Benefits Of Digital Payments

o Security. Digital payments have greater security. Card numbers are tied to individual purchases rather than the card itself, and each transaction is limited to the preapproved amount.

o Control. Instead of giving employees traditional physical cards, digital technology allows you to limit payment methods to specific, preapproved transactions.

o Visibility. By issuing separate card numbers for each purchase, finance teams have clearer audit trails and cleaner data. They can monitor purchase requests and track expenses in real time instead of waiting until the end of the month.

o Less manual work. Even finance teams that have adopted some software are often stuck manually faxing purchase orders, going through paper receipts or mailing checks — not to mention manually reconciling all of these paper activities into accounting systems. Digital payments technology reduces manual work by unifying the entire process into a single automated workflow and seamlessly passing the data through to the general ledger.

o Ease of use. With digital payments technology, employees can pay for purchases on the go using their mobile wallet, with the option to use a virtual or physical card if necessary.

How To Implement Digital Payments

Before you put digital technology into action, calculate the project’s ROI, such as how much time will be saved on manual processes or if the company will get any rebates. Articulating the clear benefit of digital payments will make it easier to get leadership on board.

Start by reviewing how your payments are made today, and look for opportunities to move them to digital payments. Although checks might be the default, most vendors will accept card payments if you ask.

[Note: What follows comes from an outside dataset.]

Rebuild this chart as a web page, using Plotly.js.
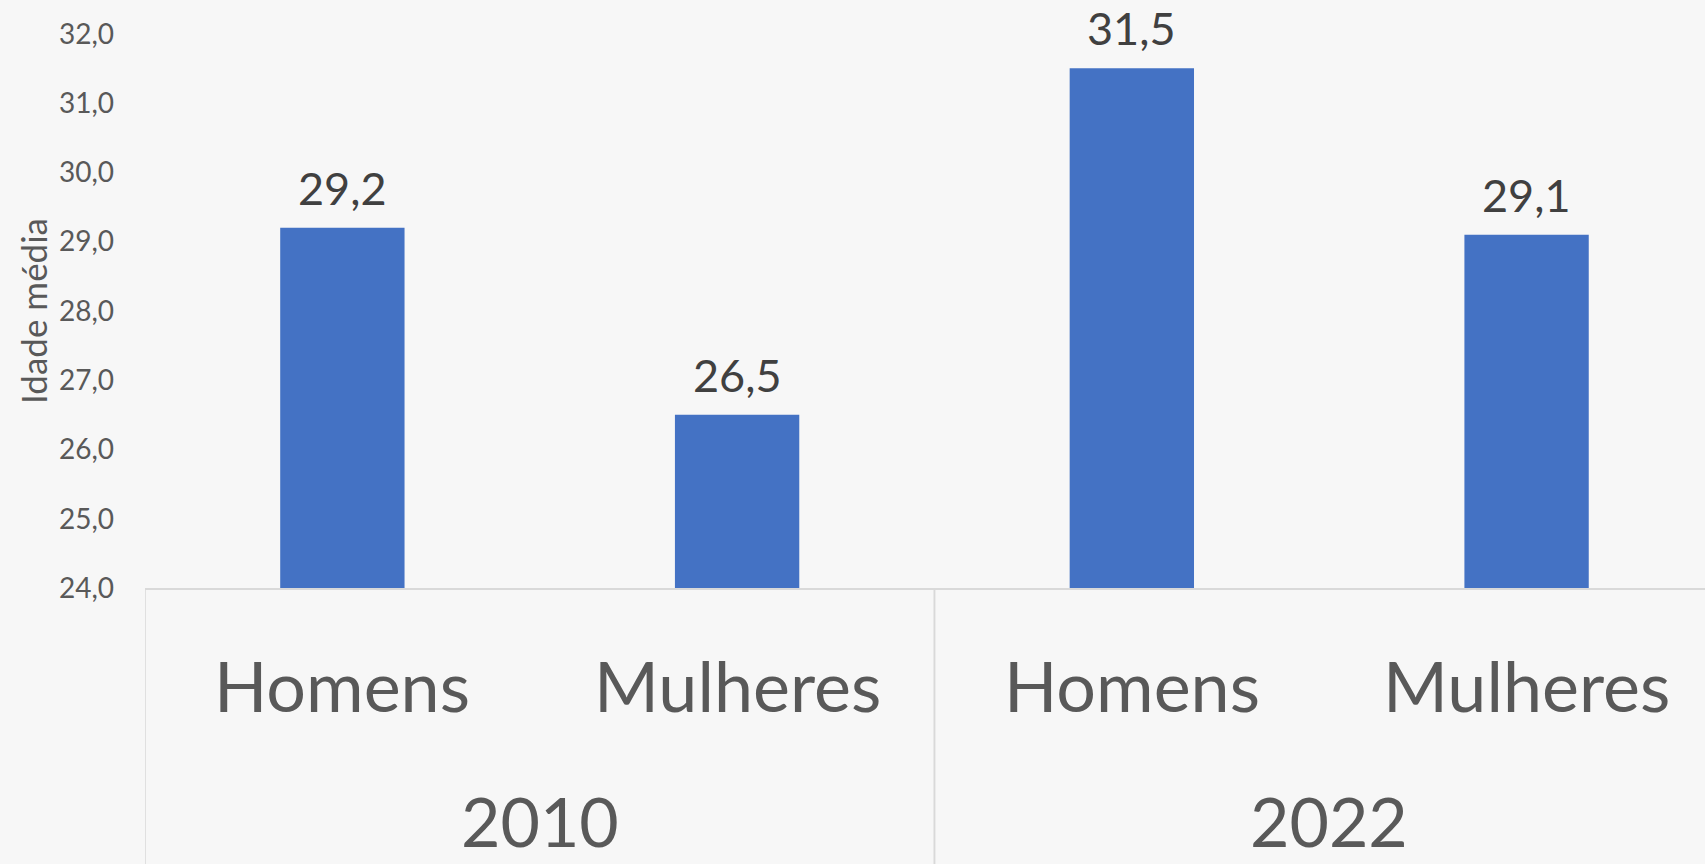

The best way to avoid a bumpy rollout is to make sure any new digital payments system is easy for employees to use. When a new system requires training and utilization to yield benefits, the gains only happen if employees use it.

Approach All Purchasing With A Digital Mindset

On the surface, digital payments are just payments that happen digitally. But it’s about so much more than virtual credit cards and digital wallets.

Taking a digital approach doesn’t mean simply digitizing an existing process. It means providing an end-to-end connected experience that integrates the payment with the coding and receipt capture, whether employees make purchases online or in-person.

There is a strong potential to return to the office and even business travel in the upcoming months, and physical payments will once again become a necessity. But this doesn’t mean you should go back to spending money the way you did before. We’ve learned that the traditionally disparate steps in the purchasing process no longer make sense in today’s increasingly connected world.

Instead, take a holistic approach that provides a connected digital experience across all purchases. This will enable all employees to make purchases quickly and without friction, in compliance with the needs of modern finance teams.